Monday, December 19, 2016

Become United!

A lesson I had to learn. When you bring two families together to become one, there will be times of discomfort and unwillingness. It is interesting if you think about it. The child has been raised a certain way, and may not be used to the way of the step parent. It is vital, and I mean vital to be on the same page with your spouse. On the same team, cheering the same cheer. If you are unsure of what I am talking about let me help you understand. When you have parented your children a certain way as a single parent you become used to your way it is routine. Introducing a spouse who may have different parenting ideas, and their kids can unbalance the scale. What can happen is that each parent will parent their bio children and not the step's. Or they will try to parent the step's but will disagree with their spouses parenting. It is very hard. I grew up in a strict environment and was not allowed to do much without my parents knowing. My husband grew up in a relaxed environment where there was not many rules. Can you see how this may cause problems not just in general but in a blended family situation. We differed on our ideas so much that we started fighting. A couple who usually does not fight. We finally had some time to sit and talk it out, and we realized that we were different and that caused division within our marriage and our home. We began to work on a plan that we both agreed on and put in effect. We now parent together in everything. We are one and the same. No kid has a different punishment, no kid has different rules or expectations. Once we began to parent with each other rather than against each other things began to fall into place for us! So if you are struggling with parenting as a blended family know that the first step it getting on the same page as your spouse. By that I mean sit down talk out what you do not agree with and figure out what you can agree on. Set up guidelines that you both are comfortable with and when you deliver them make sure both are present. Also do not make a decision with out the other, period. If your spouse is busy, the child can wait. You want to be unified in all you do as parents, as a couple and not only for your marriage but for your children!

Monday, December 12, 2016



It all started back in Feb. 2016. I was expecting and did not realize I would be having 4! The day we came home from the hospital with our little bundle of Joy we also had 3 teenagers move in.

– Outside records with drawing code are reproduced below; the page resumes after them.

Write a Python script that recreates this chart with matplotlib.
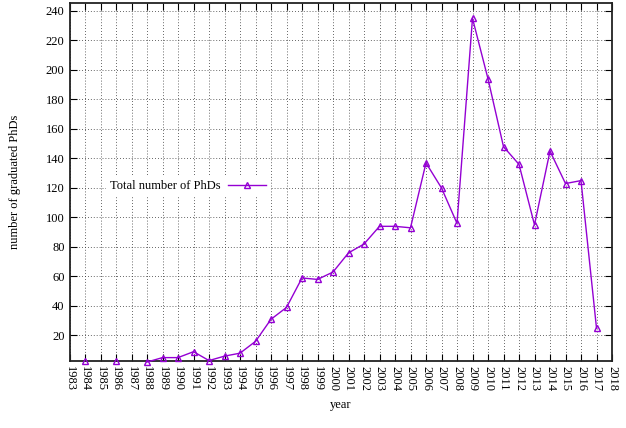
import numpy as np
import matplotlib.pyplot as plt

plt.rcParams['font.family'] = ['Liberation Serif', 'DejaVu Serif']

# Numero di dottorati per anno (1985 e 1987 mancanti)
anni = list(range(1984, 2018))
phd = [3, np.nan, 3, np.nan, 2, 5, 5, 9, 3, 6, 8, 16, 31, 39, 59, 58, 63,
       76, 82, 94, 94, 93, 137, 120, 96, 235, 194, 148, 136, 95, 145, 123,
       125, 25]
anni_tick = list(range(1983, 2019))
y_tick = list(range(20, 241, 20))

fig = plt.figure(figsize=(6.26, 4.28), dpi=100)
ax = fig.add_axes([69.5 / 626, 1 - 361 / 428, (612 - 69.5) / 626, (361 - 3) / 428])

ax.plot(anni, phd, color='#9400d3', lw=1.0, marker='^', ms=5,
        mfc='none', mew=1.0, label='Total number of PhDs', clip_on=False,
        zorder=3)

ax.set_xlim(1983, 2018)
ax.set_ylim(2.7, 245.4)
ax.set_xticks(anni_tick)
ax.set_xticklabels([str(a) for a in anni_tick], rotation=-90, fontsize=9)
ax.set_yticks(y_tick)
ax.tick_params(axis='y', labelsize=9)
ax.tick_params(direction='in', length=5, width=0.8, top=True, right=True)
ax.grid(True, color='#333333', linestyle=(0, (1, 2.5)), linewidth=0.6)
for s in ax.spines.values():
    s.set_linewidth(1.3)
    s.set_color('#222222')

ax.set_xlabel('year', fontsize=9, labelpad=6)
ax.set_ylabel('number of graduated PhDs', fontsize=9, labelpad=18)

leg = ax.legend(loc='center', bbox_to_anchor=(188 / 626, 1 - 186 / 428),
                bbox_transform=fig.transFigure, markerfirst=False,
                frameon=True, fancybox=False, fontsize=9, handlelength=3.0,
                borderpad=0.3, handletextpad=0.6)
leg.get_frame().set_edgecolor('none')
leg.get_frame().set_facecolor('white')
leg.get_frame().set_alpha(1)

fig.savefig('out.png', dpi=100)
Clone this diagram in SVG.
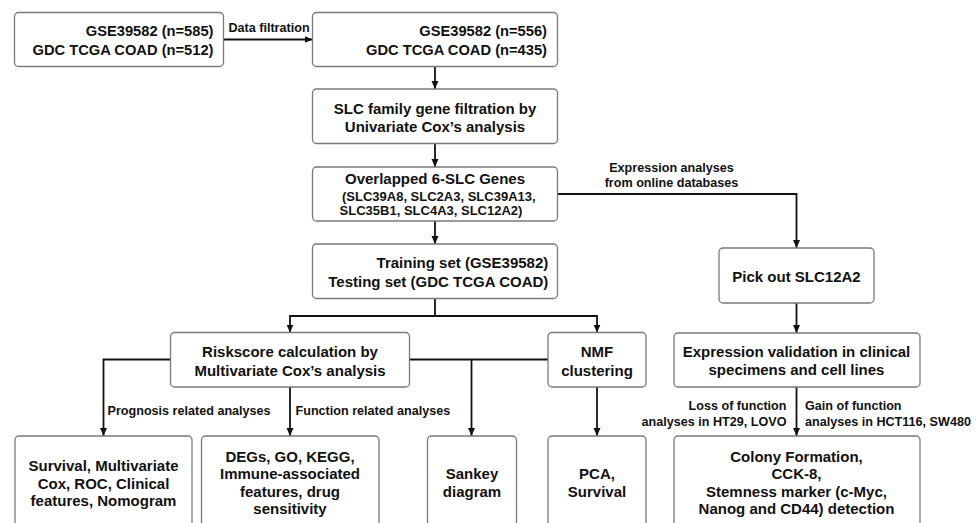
<svg xmlns="http://www.w3.org/2000/svg" width="977" height="523" viewBox="0 0 977 523">
<defs>
<marker id="ah" markerUnits="userSpaceOnUse" markerWidth="9" markerHeight="9" refX="8" refY="4" orient="auto">
<path d="M0,0.5 L8,4 L0,7.5 z" fill="#111"/>
</marker>
<style>
.box{fill:#fff;stroke:#7a7a7a;stroke-width:1.3}
.t{font-family:"Liberation Sans",Arial,sans-serif;font-weight:bold;fill:#111}
.m{font-size:15px;text-anchor:middle}
.r{font-size:14.7px;text-anchor:end}
.s{font-size:13px;text-anchor:middle}
.l{font-size:12.6px}
.c{fill:none;stroke:#111;stroke-width:1.8}
.a{marker-end:url(#ah)}
</style>
</defs>
<rect width="977" height="523" fill="#fff"/>
<g id="connectors">
<path class="c a" d="M223.5,39.5 H312.5"/>
<path class="c a" d="M435,66.5 V89"/>
<path class="c a" d="M435,143.5 V167"/>
<path class="c a" d="M435,221 V244"/>
<path class="c a" d="M557.5,194 H796.5 V248"/>
<path class="c" d="M435,298.5 V316"/>
<path class="c a" d="M435,316 H290 V332.5"/>
<path class="c a" d="M435,316 H597 V332.5"/>
<path class="c a" d="M170.5,359.5 H103.5 V436"/>
<path class="c" d="M409.5,359.5 H548"/>
<path class="c a" d="M471.5,359.5 V436"/>
<path class="c a" d="M290,387 V436"/>
<path class="c a" d="M597,387 V436"/>
<path class="c a" d="M796.5,303 V333"/>
<path class="c a" d="M796.5,387 V436"/>
</g>
<g id="labels">
<text class="t l" x="269" y="32" text-anchor="middle">Data filtration</text>
<text class="t l" x="671.5" y="171.5" text-anchor="middle">Expression analyses</text>
<text class="t l" x="671.5" y="187" text-anchor="middle">from online databases</text>
<text class="t l" x="107.5" y="415">Prognosis related analyses</text>
<text class="t l" x="295.5" y="415">Function related analyses</text>
<text class="t l" x="786.5" y="410" text-anchor="end">Loss of function</text>
<text class="t l" x="786.5" y="426" text-anchor="end">analyses in HT29, LOVO</text>
<text class="t l" x="805" y="410">Gain of function</text>
<text class="t l" x="805" y="426">analyses in HCT116, SW480</text>
</g>
<g id="n1">
<rect class="box" x="14.5" y="12.5" width="209" height="54" rx="4"/>
<text class="t r" x="213.5" y="36">GSE39582 (n=585)</text>
<text class="t r" x="213.5" y="55">GDC TCGA COAD (n=512)</text>
</g>
<g id="n2">
<rect class="box" x="312.5" y="12.5" width="245" height="54" rx="4"/>
<text class="t r" x="547" y="36">GSE39582 (n=556)</text>
<text class="t r" x="547" y="55">GDC TCGA COAD (n=435)</text>
</g>
<g id="n3">
<rect class="box" x="312.5" y="89" width="245" height="54.5" rx="4"/>
<text class="t m" x="435" y="113.5">SLC family gene filtration by</text>
<text class="t m" x="435" y="131.5">Univariate Cox’s analysis</text>
</g>
<g id="n4">
<rect class="box" x="312.5" y="167" width="245" height="54" rx="4"/>
<text class="t m" x="435" y="183.5">Overlapped 6-SLC Genes</text>
<text class="t s" x="438.8" y="200.5">(SLC39A8, SLC2A3, SLC39A13,</text>
<text class="t s" x="431" y="215">SLC35B1, SLC4A3, SLC12A2)</text>
</g>
<g id="n5">
<rect class="box" x="312.5" y="244" width="245" height="54.5" rx="4"/>
<text class="t" x="548.3" y="268" font-size="15" text-anchor="end">Training set (GSE39582)</text>
<text class="t" x="548.3" y="287" font-size="15" text-anchor="end">Testing set (GDC TCGA COAD)</text>
</g>
<g id="n6">
<rect class="box" x="170.5" y="332.5" width="239" height="54.5" rx="4"/>
<text class="t m" x="290" y="357.3">Riskscore calculation by</text>
<text class="t m" x="290" y="375.5">Multivariate Cox’s analysis</text>
</g>
<g id="n7">
<rect class="box" x="548" y="332.5" width="98" height="54.5" rx="4"/>
<text class="t m" x="597" y="357.3">NMF</text>
<text class="t m" x="597" y="375.5">clustering</text>
</g>
<g id="n8">
<rect class="box" x="719" y="248" width="155" height="55" rx="4"/>
<text class="t m" x="796.5" y="281.7">Pick out SLC12A2</text>
</g>
<g id="n9">
<rect class="box" x="674" y="333" width="246" height="54" rx="4"/>
<text class="t m" x="796.5" y="356.7">Expression validation in clinical</text>
<text class="t m" x="796.5" y="375">specimens and cell lines</text>
</g>
<g id="n10">
<rect class="box" x="15" y="436" width="177" height="100" rx="4"/>
<text class="t m" x="103.5" y="471">Survival, Multivariate</text>
<text class="t m" x="103.5" y="488.5">Cox, ROC, Clinical</text>
<text class="t m" x="103.5" y="506">features, Nomogram</text>
</g>
<g id="n11">
<rect class="box" x="201.5" y="436" width="177.5" height="100" rx="4"/>
<text class="t m" x="290" y="461.5">DEGs, GO, KEGG,</text>
<text class="t m" x="290" y="479">Immune-associated</text>
<text class="t m" x="290" y="496.5">features, drug</text>
<text class="t m" x="290" y="514">sensitivity</text>
</g>
<g id="n12">
<rect class="box" x="427.5" y="436" width="89" height="100" rx="4"/>
<text class="t m" x="472" y="479">Sankey</text>
<text class="t m" x="472" y="496.5">diagram</text>
</g>
<g id="n13">
<rect class="box" x="548" y="436" width="98" height="100" rx="4"/>
<text class="t m" x="597" y="479">PCA,</text>
<text class="t m" x="597" y="496.5">Survival</text>
</g>
<g id="n14">
<rect class="box" x="674" y="436" width="246" height="100" rx="4"/>
<text class="t m" x="796.5" y="461.5">Colony Formation,</text>
<text class="t m" x="796.5" y="479">CCK-8,</text>
<text class="t m" x="796.5" y="496.5">Stemness marker (c-Myc,</text>
<text class="t m" x="796.5" y="514">Nanog and CD44) detection</text>
</g>
</svg>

I did not know what to expect or anticipate. It was pure chaos, and has been that way since. You see when I met my husband we both were single parents. I had two and he had four... together we have two more. Thankfully the oldest lives on her own. The ages of our children are 10 months, 3 yrs, 10 yrs, 13 yrs, 15 yrs, and a set of twins at 17 yrs. And the oldest at 20 yrs. Yes that is eight children between the two of us! When referring to the children we call them little's the two youngest, the middles the two preteens and the older's. So when I am talking about them you will understand what I am referring to. It was just easier that way especially when talking about them I wouldn't have to list each kids name. So to explain my family is not a blended family. The word blended means; the mixing of two different things to become something altogether different. Yes this concept is a great idea... but when you have teens and preteens and a toddler there is no such thing as blending. They are their own person, and trying to make them become something else is next to impossible! We are a combined family, who loves each other and our own uniqueness. Everyday there is a struggle, and small battle, tears, yelling, and much more. I do not know all the answers, and do not proclaim to. Join me on my journey and crazy experience.